━━━ Given data ━━━

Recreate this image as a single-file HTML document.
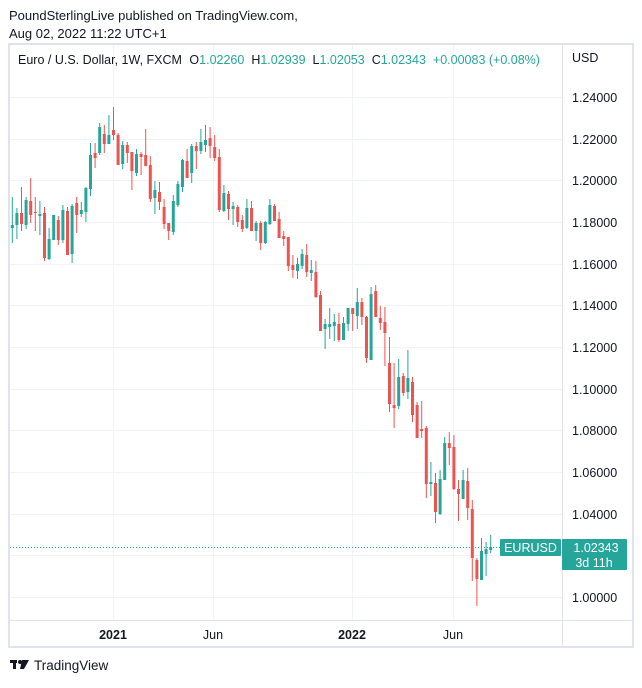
<!DOCTYPE html>
<html><head><meta charset="utf-8"><style>
body{margin:0;background:#fff;width:642px;height:683px;overflow:hidden;font-family:"Liberation Sans",sans-serif;}
</style></head><body>
<svg width="642" height="683" xmlns="http://www.w3.org/2000/svg" font-family="Liberation Sans, sans-serif">
<text x="9" y="20" font-size="13" fill="#131722">PoundSterlingLive published on TradingView.com,</text>
<text x="9" y="38" font-size="13" fill="#131722">Aug 02, 2022 11:22 UTC+1</text>
<rect x="9" y="44" width="624" height="603" fill="none" stroke="#e0e3eb" stroke-width="2"/>
<line x1="562.5" y1="44" x2="562.5" y2="647" stroke="#e0e3eb"/>
<line x1="9" y1="620.5" x2="633" y2="620.5" stroke="#e0e3eb"/>
<g stroke="#f0f3fa" stroke-width="1">
<line x1="10" x2="562" y1="97.5" y2="97.5"/><line x1="10" x2="562" y1="139.5" y2="139.5"/><line x1="10" x2="562" y1="180.5" y2="180.5"/><line x1="10" x2="562" y1="222.5" y2="222.5"/><line x1="10" x2="562" y1="264.5" y2="264.5"/><line x1="10" x2="562" y1="305.5" y2="305.5"/><line x1="10" x2="562" y1="347.5" y2="347.5"/><line x1="10" x2="562" y1="389.5" y2="389.5"/><line x1="10" x2="562" y1="430.5" y2="430.5"/><line x1="10" x2="562" y1="472.5" y2="472.5"/><line x1="10" x2="562" y1="514.5" y2="514.5"/><line x1="10" x2="562" y1="555.5" y2="555.5"/><line x1="10" x2="562" y1="597.5" y2="597.5"/>
<line x1="113.5" x2="113.5" y1="45" y2="620"/><line x1="213.5" x2="213.5" y1="45" y2="620"/><line x1="352.5" x2="352.5" y1="45" y2="620"/><line x1="453.5" x2="453.5" y1="45" y2="620"/>
</g>
<text x="18" y="64" font-size="12.5" fill="#131722">Euro / U.S. Dollar, 1W, FXCM <tspan dx="4">O</tspan><tspan fill="#26a69a">1.02260</tspan><tspan dx="7">H</tspan><tspan fill="#26a69a">1.02939</tspan><tspan dx="7">L</tspan><tspan fill="#26a69a">1.02053</tspan><tspan dx="7">C</tspan><tspan fill="#26a69a">1.02343</tspan><tspan dx="7" fill="#26a69a">+0.00083 (+0.08%)</tspan></text>
<text x="572" y="62" font-size="12.5" fill="#131722">USD</text>
<g font-size="12.5" fill="#131722">
<text x="572" y="102">1.24000</text><text x="572" y="144">1.22000</text><text x="572" y="185">1.20000</text><text x="572" y="227">1.18000</text><text x="572" y="269">1.16000</text><text x="572" y="310">1.14000</text><text x="572" y="352">1.12000</text><text x="572" y="394">1.10000</text><text x="572" y="435">1.08000</text><text x="572" y="477">1.06000</text><text x="572" y="519">1.04000</text><text x="572" y="602">1.00000</text>
</g>
<g font-size="12.5" fill="#131722" text-anchor="middle">
<text x="113" y="639" font-weight="bold">2021</text><text x="213" y="639">Jun</text><text x="352" y="639" font-weight="bold">2022</text><text x="453" y="639">Jun</text>
</g>
<line x1="10" x2="562" y1="547.5" y2="547.5" stroke="#26a69a" stroke-dasharray="1,2"/>
<g id="c"></g>
<rect x="500" y="539" width="61" height="17" rx="1" fill="#26a69a"/>
<text x="530.5" y="552" font-size="12.5" fill="#fff" text-anchor="middle">EURUSD</text>
<rect x="562" y="539" width="65" height="31" rx="1" fill="#26a69a"/>
<text x="596" y="552" font-size="12.5" fill="#fff" text-anchor="middle">1.02343</text>
<text x="594" y="567" font-size="12.5" fill="#fff" text-anchor="middle">3d 11h</text>
<g fill="#131722"><rect x="10" y="660" width="7" height="3"/><rect x="13" y="660" width="3" height="9"/><circle cx="20" cy="662" r="2"/><path d="M22 660 L29 660 L24 669 L20 669 Z"/></g>
<text x="34" y="670" font-size="13.5" fill="#131722">TradingView</text>
</svg>
<script>
var d=[
[1,'g',225,228,197,243],[2,'g',213,225,208,239],[3,'r',213,224,187,231],[4,'g',200,225,197,229],[5,'r',201,215,178,223],[6,'r',212,213,197,231],[7,'g',214,216,201,235],[8,'r',213,258,207,261],[9,'g',239,259,228,260],[10,'g',215,240,215,240],[11,'r',220,240,216,245],[12,'g',210,240,205,243],[13,'r',211,255,207,255],[14,'g',206,254,204,263],[15,'r',203,215,197,233],[16,'g',210,214,202,217],[17,'g',188,212,187,222],[18,'g',155,189,143,196],[19,'r',153,158,143,168],[20,'g',127,153,123,155],[21,'r',134,144,125,153],[22,'g',135,144,115,144],[23,'r',130,135,107,140],[24,'r',135,165,133,165],[25,'g',145,164,141,169],[26,'r',145,153,142,163],[27,'r',152,171,152,190],[28,'g',154,173,149,176],[29,'r',154,157,152,175],[30,'r',155,166,129,166],[31,'r',165,199,156,202],[32,'g',190,198,181,214],[33,'r',192,202,182,210],[34,'r',207,224,199,229],[35,'r',223,231,223,240],[36,'g',201,232,195,235],[37,'g',184,205,181,207],
[38,'g',160,187,159,192],[39,'r',161,178,149,178],[40,'g',146,173,144,183],[41,'r',146,151,142,169],[42,'g',142,151,129,154],[43,'g',140,145,125,152],[44,'r',138,146,127,158],[45,'r',147,158,135,161],[46,'r',157,210,149,212],[47,'g',193,211,185,212],[48,'r',194,209,191,220],[49,'g',206,209,202,225],[50,'r',207,222,205,227],[51,'r',220,229,215,232],[52,'g',208,228,199,229],[53,'r',208,231,201,231],[54,'g',223,231,221,241],[55,'r',223,243,221,250],[56,'g',222,243,221,244],[57,'g',205,224,199,225],[58,'r',206,221,204,221],[59,'r',219,238,212,238],[60,'r',236,239,231,246],[61,'r',237,266,237,271],[62,'r',265,270,255,278],[63,'g',264,271,258,279],[64,'g',254,266,249,269],[65,'r',255,272,244,277],[66,'g',270,273,260,281],[67,'r',272,297,261,298],[68,'r',295,331,291,331],[69,'g',324,329,319,349],[70,'g',324,327,308,339],[71,'g',322,326,314,341],[72,'r',324,340,313,342],
[73,'g',323,340,317,340],[74,'g',308,324,308,331],[75,'r',308,314,308,331],[76,'g',302,316,288,329],[77,'r',302,317,298,325],[78,'r',317,358,316,363],[79,'g',294,360,287,360],[80,'r',291,317,285,317],[81,'r',318,323,306,330],[82,'r',322,333,307,366],[83,'r',363,404,337,412],[84,'r',405,408,363,428],[85,'g',377,406,359,409],[86,'r',376,393,373,396],[87,'g',378,392,350,399],[88,'r',382,415,377,422],[89,'r',405,438,402,438],[90,'r',429,431,401,438],[91,'r',428,484,426,498],[92,'g',482,484,462,496],[93,'r',483,512,473,523],[94,'g',479,514,470,515],[95,'g',443,480,437,480],[96,'r',443,448,432,465],[97,'r',447,489,435,490],[98,'r',489,494,480,521],[99,'g',480,499,470,499],[100,'r',481,508,468,520],[101,'r',509,558,500,581],[102,'r',560,579,558,606],[103,'g',551,580,538,580],[104,'g',549,554,542,576],[105,'g',547,550,535,553]];
var s='';d.forEach(function(c){var x=12.3+(c[0]-1)*4.6;var col=c[1]=='g'?'#26a69a':'#ef5350';var t=Math.min(c[2],c[3]),b=Math.max(c[2],c[3]);
s+='<line x1="'+x+'" x2="'+x+'" y1="'+c[4]+'" y2="'+c[5]+'" stroke="'+col+'" stroke-width="1"/>';
s+='<rect x="'+(x-1.5)+'" y="'+t+'" width="3" height="'+Math.max(1,b-t)+'" fill="'+col+'"/>';});
document.getElementById('c').innerHTML=s;
</script>
</body></html>
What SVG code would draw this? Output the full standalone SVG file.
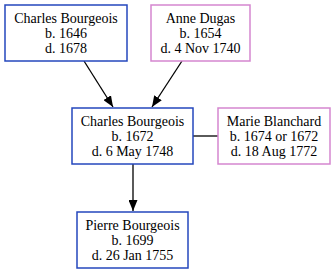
<svg xmlns="http://www.w3.org/2000/svg" width="336" height="274" viewBox="0 0 336 274">
  <style>
    .m { fill: #ffffff; stroke: #2447bd; stroke-width: 1.5; }
    .f { fill: #ffffff; stroke: #d586cf; stroke-width: 1.5; }
    text { font-family: "Liberation Serif", "Times New Roman", serif; font-size: 14px; fill: #000000; text-anchor: middle; }
    .e { stroke: #000000; stroke-width: 1.3; fill: none; }
  </style>
  <defs>
    <marker id="arrow" viewBox="0 0 11 9" refX="11" refY="4.5" markerWidth="11" markerHeight="9" markerUnits="userSpaceOnUse" orient="auto">
      <path d="M0,0 L11,4.5 L0,9 Z" fill="#000000"/>
    </marker>
  </defs>
  <rect width="336" height="274" fill="#ffffff"/>

  <g id="connectors">
    <line class="e" x1="84" y1="61" x2="113" y2="107" marker-end="url(#arrow)"/>
    <line class="e" x1="182" y1="61" x2="152" y2="107" marker-end="url(#arrow)"/>
    <line class="e" x1="193" y1="136" x2="218" y2="136"/>
    <line class="e" x1="133" y1="164" x2="133" y2="211" marker-end="url(#arrow)"/>
  </g>

  <g id="charles-1646">
    <rect class="m" x="5" y="5" width="122" height="56"/>
    <text x="66" y="23">Charles Bourgeois</text>
    <text x="66" y="38">b. 1646</text>
    <text x="66" y="53">d. 1678</text>
  </g>

  <g id="anne-dugas">
    <rect class="f" x="151" y="5" width="99" height="56"/>
    <text x="200.5" y="23">Anne Dugas</text>
    <text x="200.5" y="38">b. 1654</text>
    <text x="200.5" y="53">d. 4 Nov 1740</text>
  </g>

  <g id="charles-1672">
    <rect class="m" x="72" y="108" width="121" height="56"/>
    <text x="132.5" y="126">Charles Bourgeois</text>
    <text x="132.5" y="141">b. 1672</text>
    <text x="132.5" y="156">d. 6 May 1748</text>
  </g>

  <g id="marie-blanchard">
    <rect class="f" x="218" y="108" width="112" height="56"/>
    <text x="274" y="126">Marie Blanchard</text>
    <text x="274" y="141">b. 1674 or 1672</text>
    <text x="274" y="156">d. 18 Aug 1772</text>
  </g>

  <g id="pierre-bourgeois">
    <rect class="m" x="77" y="212" width="111" height="56"/>
    <text x="132.5" y="230">Pierre Bourgeois</text>
    <text x="132.5" y="245">b. 1699</text>
    <text x="132.5" y="260">d. 26 Jan 1755</text>
  </g>
</svg>
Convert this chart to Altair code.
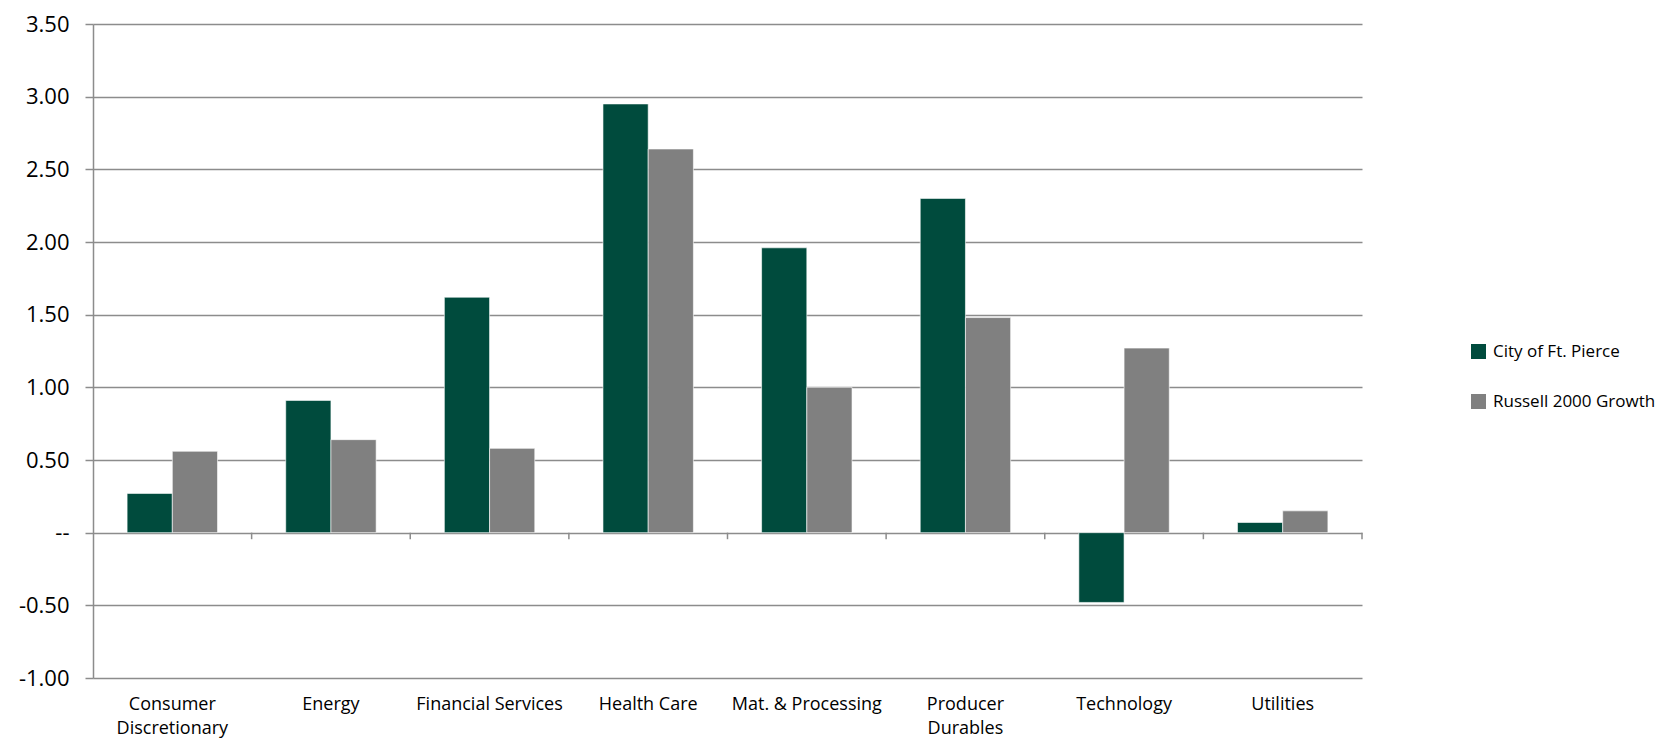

━━━

Request: From the data above, copy out every line with the string "document" in it.

Solution to this problem:
Recreate this image as a single-file HTML document.
document.getElementById('c').innerHTML=s;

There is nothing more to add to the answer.